INTERESSADO: SECRETARIA MUNICIPAL DE ASSISTÊNCIA E DESENVOLVIMENTO SOCIAL - SMADS

ASSUNTO: Solicitação de licença gala por motivo de celebração de Escritura Pública de Declaração de União Estável.

Informação n° 1229/2016-PGM.AJC

PROCURADORIA GERAL DO MUNICÍPIO

COORDENADORIA GERAL DO CONSULTIVO

Sr. Coordenador Geral do Consultivo

Trata-se de ofício encaminhado pela Coordenadoria de Gestão de Pessoas da Secretaria Municipal de Assistência e Desenvolvimento Social - SMADS/CGP à Assessoria Jurídica da mesma Pasta - SMADS/AJ, no qual sua Coordenadora Geral submete àquele órgão o seu entendimento no sentido da possibilidade de deferimento de licença gala diante da lavratura de "escritura pública de declaração de união estável", não obstante a ausência de previsão expressa no artigo 64, inciso II, do Estatuto dos Funcionários Públicos do Município de São Paulo, Lei Municipal n° 8.989/791.

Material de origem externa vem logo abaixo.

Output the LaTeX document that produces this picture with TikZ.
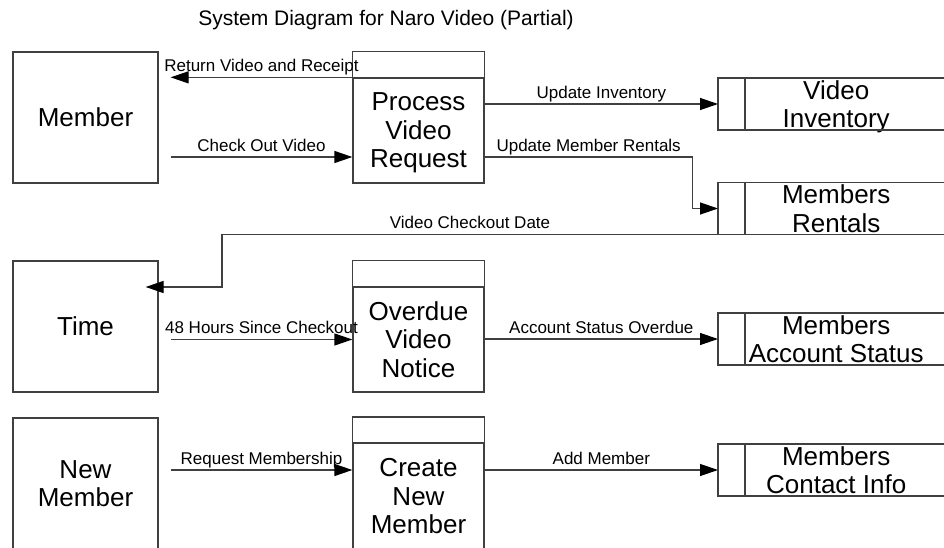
\documentclass[tikz,border=0pt]{standalone}
\usepackage{fontspec}
\setmainfont{Liberation Sans}
\usepackage{tikz}
\usetikzlibrary{arrows.meta}
\usepackage{xcolor}
\definecolor{ColLine}{RGB}{64,64,64}
\definecolor{ColText}{RGB}{0,0,0}
\tikzstyle{NodeEntity}=[rectangle,draw=ColLine,line width=1.3pt,minimum width=145pt,
minimum height=131pt,align=center,text depth=0pt,text=ColText,font=\fontsize{26}{28.5}\selectfont]
\tikzstyle{NodeProcess}=[rectangle,draw=ColLine,line width=1.3pt,minimum width=131pt,
minimum height=105pt,inner sep=0pt,align=center,text depth=0pt,text=ColText,
font=\fontsize{26}{28.5}\selectfont]
\tikzstyle{NodeStore}=[rectangle,anchor=west,minimum width=236pt,minimum height=52pt,
inner sep=0pt,align=center,text depth=0pt,text=ColText,font=\fontsize{26}{28.5}\selectfont]
\tikzstyle{EdgeBox}=[ColLine,line width=1.3pt]
\tikzstyle{EdgeFlow}=[ColLine,line width=1.3pt,-{Triangle[length=18pt,width=12pt,color=black]}]
\tikzstyle{LabelFlow}=[above,inner sep=1pt,text depth=4pt,text=ColText,
font=\fontsize{17}{19}\selectfont]

\begin{document}
\begin{tikzpicture}[x=1pt,y=-1pt]
        \useasboundingbox(0,0)rectangle(944,548);
        \node[anchor=base,text=ColText,font=\fontsize{21}{25}\selectfont](title)at(386,26)
            {System Diagram for Naro Video (Partial)};
        % external entities
        \node[NodeEntity](mem)at(85.5,117.5){Member};
        \node[NodeEntity](tim)at(85.5,326.5){Time};
        \node[NodeEntity](nmem)at(85.5,483.5){New\\Member};
        % processes
        \node[NodeProcess](pvr)at(418.5,130.5){Process\\Video\\Request};
        \node[NodeProcess](ovn)at(418.5,339.5){Overdue\\Video\\Notice};
        \node[NodeProcess](cnm)at(418.5,496){Create\\New\\Member};
        \foreach \p in {pvr,ovn,cnm}
            \draw[EdgeBox]([yshift=26pt]\p.north west)rectangle(\p.north east);
        % data stores
        \node[NodeStore](vi)at(718,104){Video\\Inventory};
        \node[NodeStore](mr)at(718,208.5){Members\\Rentals};
        \node[NodeStore](mas)at(718,339){Members\\Account Status};
        \node[NodeStore](mci)at(718,470){Members\\Contact Info};
        \foreach \s in {vi,mr,mas,mci}{
            \draw[EdgeBox]([shift={(226pt,26pt)}]\s.west)--([yshift=26pt]\s.west)
                --([yshift=-26pt]\s.west)--([shift={(226pt,-26pt)}]\s.west);
            \draw[EdgeBox]([shift={(27pt,26pt)}]\s.west)--([shift={(27pt,-26pt)}]\s.west);
        }
        % flows
        \coordinate(mo)at([xshift=12pt]mem.east);
        \coordinate(to)at([xshift=12pt]tim.east);
        \coordinate(no)at([xshift=12pt]nmem.east);
        \coordinate(co)at([yshift=-26.5pt]pvr.west);
        \coordinate(ti)at([shift={(-13pt,39.5pt)}]tim.east);
        \draw[EdgeFlow](pvr.north west)--node[LabelFlow]{Return Video and Receipt}(mo|-pvr.north west);
        \draw[EdgeFlow](mo|-co)--node[LabelFlow]{Check Out Video}(co);
        \draw[EdgeFlow](pvr.east|-vi.west)--node[LabelFlow]{Update Inventory}(vi.west);
        \draw[EdgeFlow](co-|pvr.east)--node[LabelFlow]{Update Member Rentals}++(208,0)|-(mr.west);
        \draw[EdgeFlow]([yshift=-26pt]mr.west)--node[LabelFlow]{Video Checkout Date}++(-496,0)|-(ti);
        \draw[EdgeFlow](to|-ovn.west)--node[LabelFlow]{48 Hours Since Checkout}(ovn.west);
        \draw[EdgeFlow](ovn.east|-mas.west)--node[LabelFlow]{Account Status Overdue}(mas.west);
        \draw[EdgeFlow](no|-mci.west)--node[LabelFlow]{Request Membership}(cnm.west|-mci.west);
        \draw[EdgeFlow](cnm.east|-mci.west)--node[LabelFlow]{Add Member}(mci.west);
    \end{tikzpicture}
\end{document}
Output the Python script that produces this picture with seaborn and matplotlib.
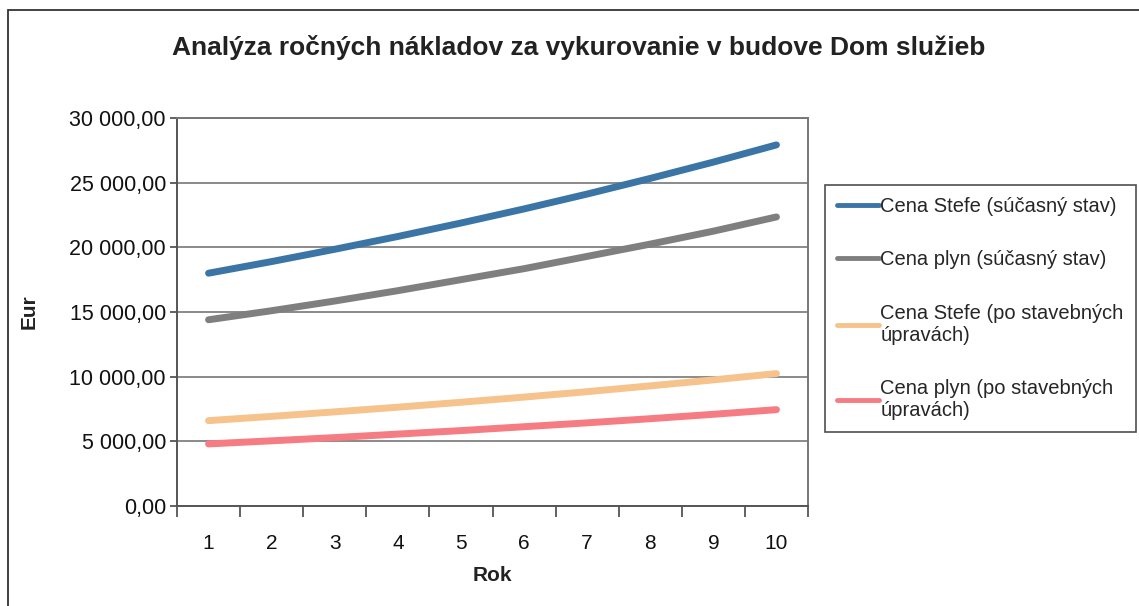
import matplotlib
matplotlib.use("Agg")
import matplotlib.pyplot as plt
from matplotlib.patches import Rectangle
from matplotlib.ticker import FuncFormatter, FixedLocator
import seaborn as sns
import pandas as pd

# ---- data ----
years = [1, 2, 3, 4, 5, 6, 7, 8, 9, 10]
stefe_now = [18000, 18900, 19850, 20840, 21880, 22970, 24120, 25330, 26590, 27920]
plyn_now = [14400, 15100, 15850, 16650, 17500, 18350, 19300, 20250, 21250, 22350]
stefe_after = [6600, 6930, 7280, 7640, 8020, 8420, 8840, 9290, 9750, 10240]
plyn_after = [4800, 5040, 5290, 5560, 5830, 6130, 6430, 6750, 7090, 7450]

series_names = [
    "Cena Stefe (súčasný stav)",
    "Cena plyn (súčasný stav)",
    "Cena Stefe (po stavebných\núpravách)",
    "Cena plyn (po stavebných\núpravách)",
]
series_values = [stefe_now, plyn_now, stefe_after, plyn_after]
colors = ["#3b75a6", "#7f7f7f", "#f6c38c", "#f57c82"]

title = "Analýza ročných nákladov za vykurovanie v budove Dom služieb"
x_label = "Rok"
y_label = "Eur"
y_ticks = [0, 5000, 10000, 15000, 20000, 25000, 30000]

rows = []
for name, vals in zip(series_names, series_values):
    for yr, v in zip(years, vals):
        rows.append({"Rok": yr, "Eur": v, "Séria": name})
df = pd.DataFrame(rows)

sns.set_theme(style="white")
plt.rcParams["font.family"] = ["Liberation Sans", "DejaVu Sans"]

W, H = 1139, 606
fig = plt.figure(figsize=(W / 100, H / 100), dpi=100)
ax = fig.add_axes([177 / W, 1 - 506 / H, (808 - 177) / W, (506 - 118) / H])

sns.lineplot(data=df, x="Rok", y="Eur", hue="Séria", hue_order=series_names,
             palette=colors, linewidth=5, ax=ax, legend=True)

ax.set_xlim(0.5, 10.5)
ax.set_ylim(0, 30000)
ax.yaxis.set_major_locator(FixedLocator(y_ticks))
ax.yaxis.set_major_formatter(FuncFormatter(
    lambda v, p: f"{v:,.2f}".replace(",", " ").replace(".", ",")))
ax.xaxis.set_major_locator(FixedLocator(years))
ax.set_xticklabels([str(y) for y in years])
ax.xaxis.set_minor_locator(FixedLocator([y + 0.5 for y in [0] + years]))
ax.tick_params(axis="x", which="major", length=0, pad=20, labelsize=15, colors="#111111")
ax.tick_params(axis="x", which="minor", length=8, width=1.3, color="#555555", direction="out", bottom=True)
ax.tick_params(axis="y", which="major", length=5, width=1.3, color="#555555", direction="out",
               left=True, pad=3, labelsize=15.5, labelcolor="#111111")

ax.grid(axis="y", color="#8a8a8a", linewidth=1.4)
ax.grid(axis="x", visible=False)
for s in ax.spines.values():
    s.set_visible(True)
    s.set_color("#777777")
    s.set_linewidth(1.4)
ax.spines["left"].set_color("#555555")
ax.spines["bottom"].set_color("#555555")

ax.set_xlabel(x_label, fontsize=15, fontweight="bold", color="#222222")
ax.set_ylabel(y_label, fontsize=15, fontweight="bold", color="#222222")
ax.xaxis.set_label_coords(0.5, -0.155)
ax.yaxis.set_label_coords(-0.22, 0.5)

fig.text(579 / W, 1 - 48 / H, title, ha="center", va="center",
         fontsize=19, fontweight="bold", color="#222222")

handles, labels = ax.get_legend_handles_labels()
leg = ax.legend(handles, labels, loc="upper left",
                bbox_to_anchor=(825 / W, 1 - 185 / H), bbox_transform=fig.transFigure,
                frameon=True, fancybox=False, fontsize=14.5, labelspacing=1.7,
                handlelength=2.1, handletextpad=0.05, borderaxespad=0,
                borderpad=0.6, title=None)
leg.get_frame().set_edgecolor("#222222")
leg.get_frame().set_linewidth(1.2)
for line in leg.get_lines():
    line.set_linewidth(3.5)

# outer chart border (right/bottom edges lie outside the image)
fig.patches.append(Rectangle((8 / W, -0.05), 1.1, 1 - 10 / H + 0.05,
                             transform=fig.transFigure, fill=False,
                             edgecolor="#333333", linewidth=1.3))

fig.savefig("out.png", dpi=100)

Ao apreciar tal consulta, SMADS/AJ acompanhou o entendimento de SMADS/CGP pelos seguintes motivos: (a) ao tratar da licença nojo, o Estatuto dos Funcionários deste Município já equiparou a união estável ao casamento; (b) a diferenciação entre casamento e união estável ofende o princípio da isonomia e contraria o entendimento pacificado pelo Supremo Tribunal federal - STF; (c) o conceito de família tem sido compreendido de modo cada vez mais amplo, de modo a abranger os mais diversos tipos de núcleos familiares.

Encaminhado à Coordenadoria Jurídica da Secretaria Municipal de Gestão - SMG/COJUR, a Assessoria Técnico-Jurídica daquela Pasta - SMG/ATEG providenciou a juntada de diversos documentos: (i) Parecer nº 15.848/12 da Procuradoria Geral do Estado do Rio Grande do Sul, no qual, em situação análoga à presente, admitiu o gozo de tal benefício, tendo em vista os artigos 226, § 3º, da Constituição Federal - CF e 1.723 do Código Civil - CC; (ii) notícia da decisão do Conselho da Justiça Federal que concedeu licença gala a servidor que apresentou certidão de união estável lavrada em cartório, fundamentada nos citados dispositivos legais e no entendimento doutrinário e jurisprudencial sobre tal questão; (iii) Parecer desta Assessoria Jurídico-Consultiva - AJC, ementado sob o nº 10.755, no qual se entendeu inviável a concessão de licença gala por se tratar de institutos diversos; e (iv) Parecer desta AJC, ementado sob o n° 11.635, cuja conclusão foi no sentido da possibilidade de alteração do inciso II do artigo 64 do Estatuto dos Funcionários Públicos do Município de São Paulo para inclusão da união estável como fato ensejador da concessão da licença gala.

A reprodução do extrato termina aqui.